R. O.: Tak dobrej sytuacji jak teraz, kobiety nie miały nigdy. Pomyślmy trochę o mężczyznach. Kobiety zawsze miały faktyczną władzę. Pochodzę ze skromnej rodziny, ale moja matka była szefem w domu. Ojciec przynosił pieniądze, zostawiał sobie, jak to się określało kiedyś, „zaskórniaki”. My, mężczyźni, jesteśmy dziecinni, bardziej infantylni. Kobiety są matkami, a ojcowie są równi swoim synom.

J. K.:  Co wartościowego pozostało po ruchu awangardowym, rozumianym historycznie?

R. O.: Ani Mondrian, ani Malewicz, ani Rodczenko nie mieli w głowach idei awangardowych. Samo pojęcie jest militarystyczne, także w języku niemieckim. Takie nazewnictwo w sztuce jest niepoważne. Moja postawa jest niejako zaprzeczeniem awangardy, swoistą OSTATNIĄ AWANGARDĄ. Zdecydowałem, że całe życie maluję jeden obraz. Malewicz po swoim słynnym kwadracie zaczął malować coś innego. Nie miał po co idei tego obrazu kontynuować. Gdy umieściłem jedynkę w lewym górnym rogu, TO JUŻ MOJE DZIEŁO BYŁO SKOŃCZONE. Sol LeWitt namalował kwadrat na kwadracie dedykowany Malewiczowi, ale to już takie „hocki-klocki”. Okruchy okruchów.

J. K.: Jak Mona Lisa z wąsami?

R. O.: Tak. Nawet ten gest Duchampa nie jest gestem godnym „boga”. Czasem mamy ochotę atakować świętość. On zresztą był, być może, lepszym szachistą niż artystą. A może powinien zostać szachistą, bo dramat artysty jest czymś niesłychanie złożonym. Jego obrazy były znakomite i szkoda, że nie został malarzem...

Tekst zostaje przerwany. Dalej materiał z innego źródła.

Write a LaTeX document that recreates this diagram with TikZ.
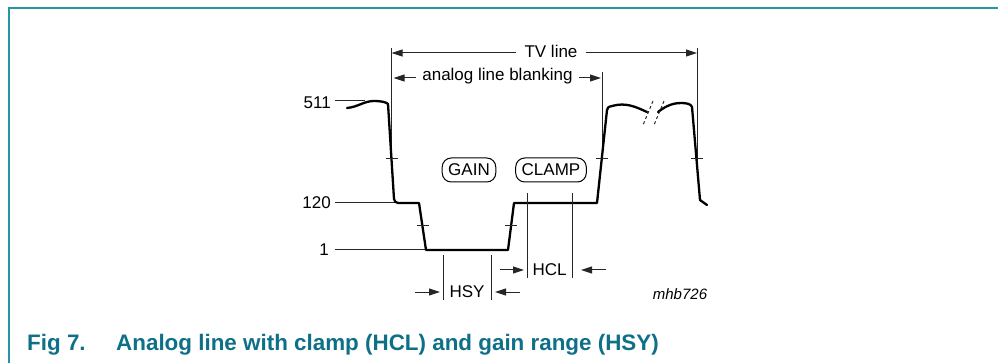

J. K.: Czego nie akceptuje Pan w sztuce?

R. O.: Prowokacji, działań wulgarnych, agresywnych, łatwych. W Paryżu przeczytałem wywiad z młodym artystą, który postanowił się wypróżnić w galerii, bo akurat miał na to ochotę. Jeżeli to zaakceptujemy, to akceptujemy wszelkie masakry, obrzydliwości, przemoc i zabijanie ludzi. Sztuka wtedy przestaje cokolwiek znaczyć – cokolwiek przekazywać ludzkości. Ktoś stwierdzi, że Opałka się pieni. Nieprawda. Moja postawa jest przeciwieństwem tego kretyństwa. A ten gest z Altamiry jest fantastyczny. Ten przekaz z przed tysięcy lat unaocznia nam OBECNOŚC CZŁOWIEKA. Swoją metodą nawiązuję do tego gestu i staram się przekazać POZYTYWNE PRZESŁANIE w sztuce. Jak stwierdził Norwid, poeta powinien służyć człowiekowi. Nie prowokować do destrukcji.